New home lending deteriorated again in the first quarter of 2011, according to the latest ABS housing finance figures.

According to Master Builders Australia recent rate-rises and weak consumer confidence are threatening to derail a housing recovery, while the HIA says the latest figures highlight an urgent requirement for government action.

March 2011 ABS housing finance figures showed a decline of 1.5 per cent.

Over the March 2011 quarter the total number of loans for construction and purchase of a new dwelling dropped by 12 per cent to reach its lowest level since the September 2008 quarter.

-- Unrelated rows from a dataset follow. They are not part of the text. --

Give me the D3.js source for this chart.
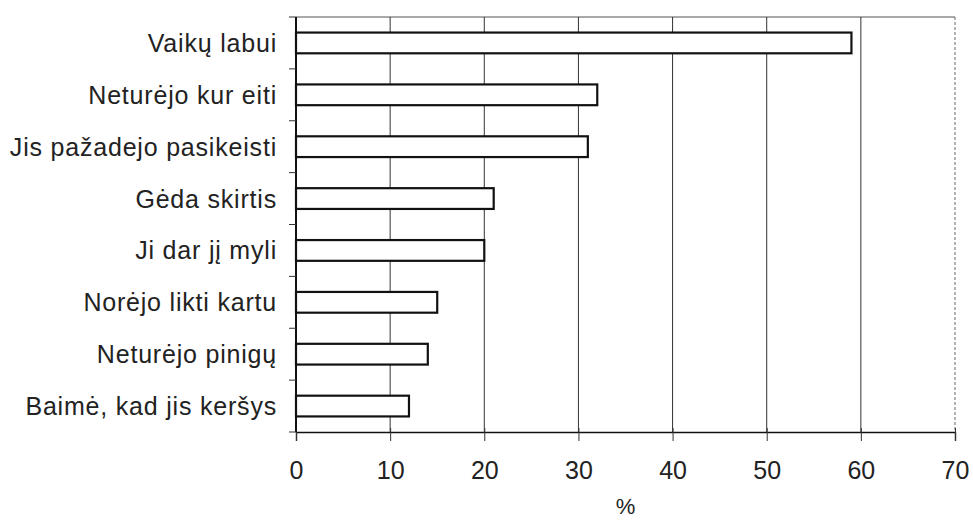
<!DOCTYPE html>
<html>
<head>
<meta charset="utf-8">
<script src="https://cdn.jsdelivr.net/npm/d3@7"></script>
<style>
  html, body { margin: 0; padding: 0; background: #fff; }
  svg { display: block; }
</style>
</head>
<body>
<svg id="chart" width="973" height="521"></svg>
<script>
const categories = [
  "Vaikų labui",
  "Neturėjo kur eiti",
  "Jis pažadejo pasikeisti",
  "Gėda skirtis",
  "Ji dar jį myli",
  "Norėjo likti kartu",
  "Neturėjo pinigų",
  "Baimė, kad jis keršys"
];
const values = [59, 32, 31, 21, 20, 15, 14, 12];
const xTicks = [0, 10, 20, 30, 40, 50, 60, 70];
const xAxisTitle = "%";

const svg = d3.select("#chart");
const margin = { left: 296, right: 18, top: 17, bottom: 89 };
const W = 973, H = 521;
const x = d3.scaleLinear().domain([0, 70]).range([margin.left, W - margin.right]);
const y = d3.scaleBand().domain(categories)
  .range([margin.top, H - margin.bottom])
  .paddingInner(0.6).paddingOuter(0.3);

const font = "'Liberation Sans', Arial, Helvetica, sans-serif";
const textColor = "#222";

// top border
svg.append("line")
  .attr("x1", x(0)).attr("x2", x(70))
  .attr("y1", margin.top).attr("y2", margin.top)
  .attr("stroke", "#555").attr("stroke-width", 1.2);

// vertical gridlines
svg.append("g").selectAll("line")
  .data(xTicks.filter(d => d > 0))
  .join("line")
  .attr("x1", d => x(d)).attr("x2", d => x(d))
  .attr("y1", margin.top).attr("y2", H - margin.bottom)
  .attr("stroke", d => d === 70 ? "#666" : "#333")
  .attr("stroke-width", 1)
  .attr("stroke-dasharray", d => d === 70 ? "3,2" : null);

// x axis
const xAxis = d3.axisBottom(x).tickValues(xTicks).tickSize(9).tickPadding(20);
const gx = svg.append("g")
  .attr("transform", `translate(0,${H - margin.bottom})`)
  .call(xAxis);
gx.select(".domain").attr("stroke", "#111").attr("stroke-width", 1.4);
gx.selectAll(".tick line").attr("stroke", "#333").attr("stroke-width", 1).attr("y1", -4);
gx.selectAll(".tick text")
  .attr("font-family", font).attr("font-size", 25).attr("fill", textColor);

// y axis line
svg.append("line")
  .attr("x1", x(0)).attr("x2", x(0))
  .attr("y1", margin.top).attr("y2", H - margin.bottom)
  .attr("stroke", "#111").attr("stroke-width", 2);

// y tick marks at band boundaries
const step = y.step();
const boundaries = d3.range(categories.length + 1).map(i => margin.top + i * step);
svg.append("g").selectAll("line")
  .data(boundaries)
  .join("line")
  .attr("x1", x(0) - 7).attr("x2", x(0))
  .attr("y1", d => d).attr("y2", d => d)
  .attr("stroke", "#333").attr("stroke-width", 1);

// category labels
svg.append("g").selectAll("text")
  .data(categories)
  .join("text")
  .attr("x", x(0) - 19)
  .attr("y", d => y(d) + y.bandwidth() / 2)
  .attr("dy", "0.36em")
  .attr("text-anchor", "end")
  .attr("font-family", font).attr("font-size", 25)
  .attr("letter-spacing", "0.8px")
  .attr("fill", textColor)
  .text(d => d);

// bars
svg.append("g").selectAll("rect")
  .data(categories.map((c, i) => ({ c, v: values[i] })))
  .join("rect")
  .attr("x", x(0))
  .attr("y", d => y(d.c))
  .attr("width", d => x(d.v) - x(0))
  .attr("height", y.bandwidth())
  .attr("fill", "#fff")
  .attr("stroke", "#111")
  .attr("stroke-width", 2.2);

// x-axis title
svg.append("text")
  .attr("x", (x(0) + x(70)) / 2)
  .attr("y", 514)
  .attr("text-anchor", "middle")
  .attr("font-family", font).attr("font-size", 22)
  .attr("fill", textColor)
  .text(xAxisTitle);
</script>
</body>
</html>
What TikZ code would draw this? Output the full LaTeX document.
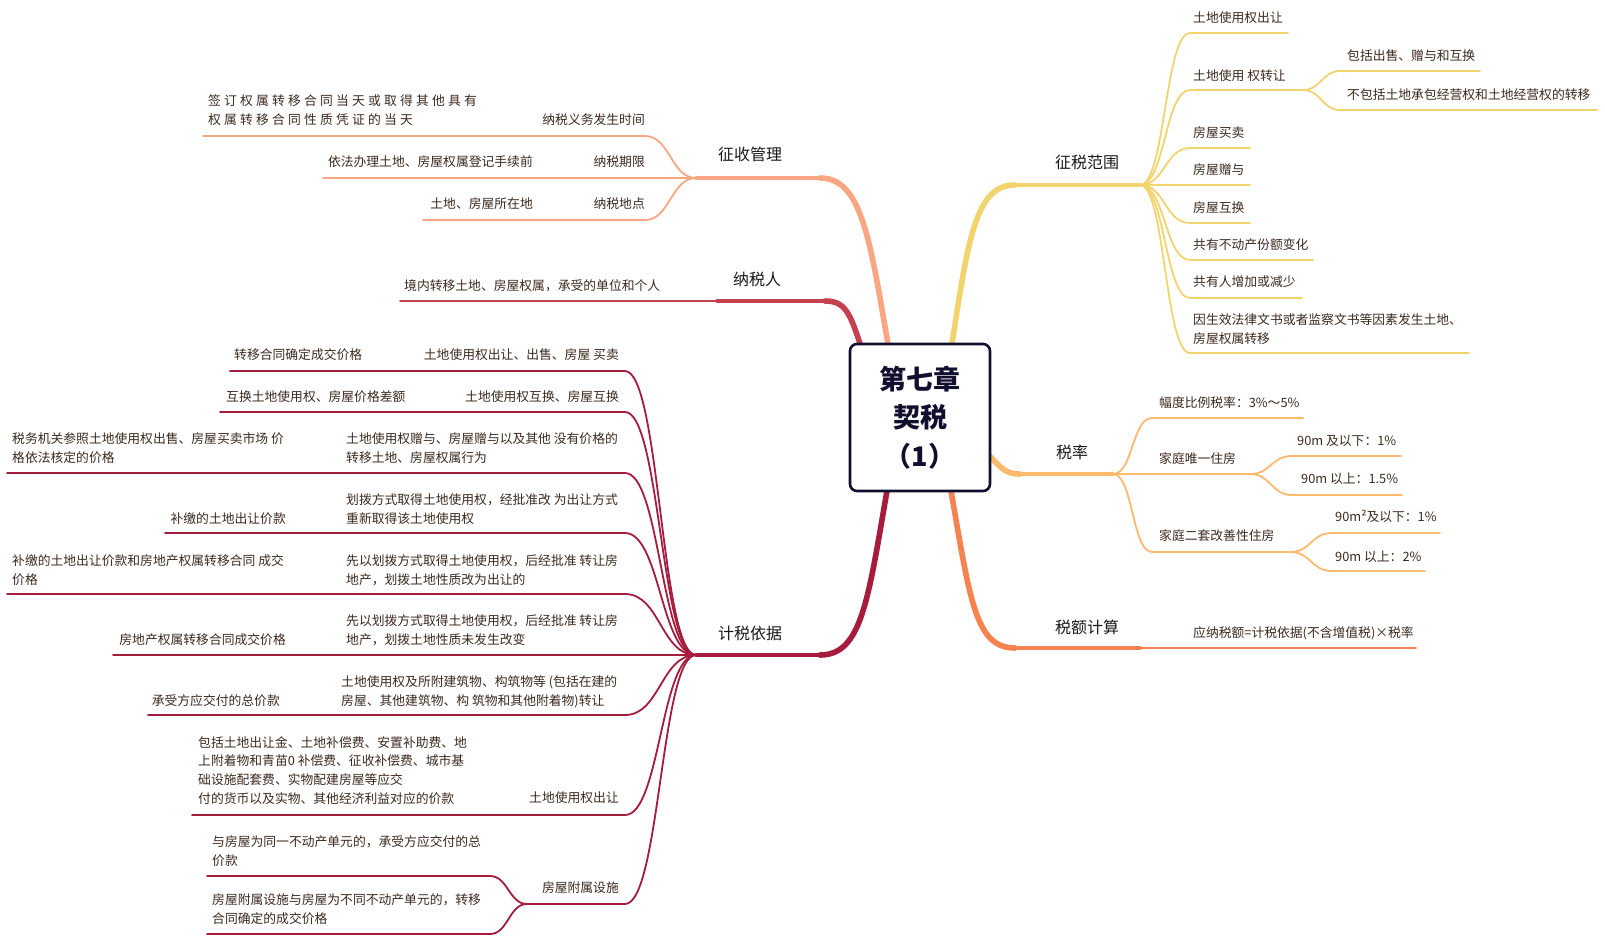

HIA Chief Economist, Dr Harley Dale, said: “The appropriateness of steady interest rates is clearly signalled by today’s result. The clearest signal in today’s figures, however, is the need for Federal and state governments to step up to the plate and deliver on stimulus and reforms to reduce the cost of new housing."

“The loss of momentum in the housing supply reform process has combined with heightened interest rate pressure to deal a telling blow to new residential construction at the very time when a sustained boost to supply was the required outcome,” claimed Dale.

Peter Jones, Master Builder’s Chief Economist, said, "The negative trend evidenced in the housing finance numbers is not primarily due to weather events and has a lot to do with household caution in the wake of recent rate rises by the Reserve Bank."

"Loans for construction of dwellings and purchase of new dwellings, combined, were flat in March as the residual impact of higher interest rates works against a recovery in residential building."

"A positive sign was the pick up in dwellings financed by first home buyers, as was the increase in finance commitments for construction of dwellings for rent or resale by investors."

He said, "The best possible interpretation of the housing finance numbers is that the decline suffered in 2009-10 has been arrested, but that the pace of recovery will be slow."

"Still suffering from the credit squeeze and bank lending practices, it is critical for the interest rate sensitive residential building industry that there is an extended pause in Reserve Bank monetary policy."

"In an overarching sense, the weak underlying level of housing finance must be of concern to the Federal Government, as it signals that the residential building industry will be unable to meet the serious undersupply of housing that has arisen, thereby risking higher rents and house prices as more people chase less stock."

He said, "There is an urgent need for governments of all persuasion to address supply side policy failures, otherwise there will be dire consequences for housing affordability."

Master Builders will continue to push for the need to address inefficient developer charges, land release regulations and the approvals process as part of reforms to remove impediments affecting the supply of housing.

Loans for construction fell by 1.1 per cent in March 2011 and were down by 8.1 per cent over the quarter. Despite a 2.4 per cent gain in loans for the purchase of new dwellings in March, over the quarter the number of loans dropped by 20.1 per cent.

In seasonally adjusted terms, in the March 2011 quarter the number of owner occupier loans for new housing fell across all states and territories.

New housing loans fell by 10.2 per cent in New South Wales and were down by 17.4 per cent in Victoria, 14.9 per cent in Queensland, 3.4 per cent in South Australia, 0.5 per cent in Western Australia, 13.5 per cent in Tasmania, 12.1 per cent in the Northern Territory, and 23.4 per cent in the Australian Capital Territory.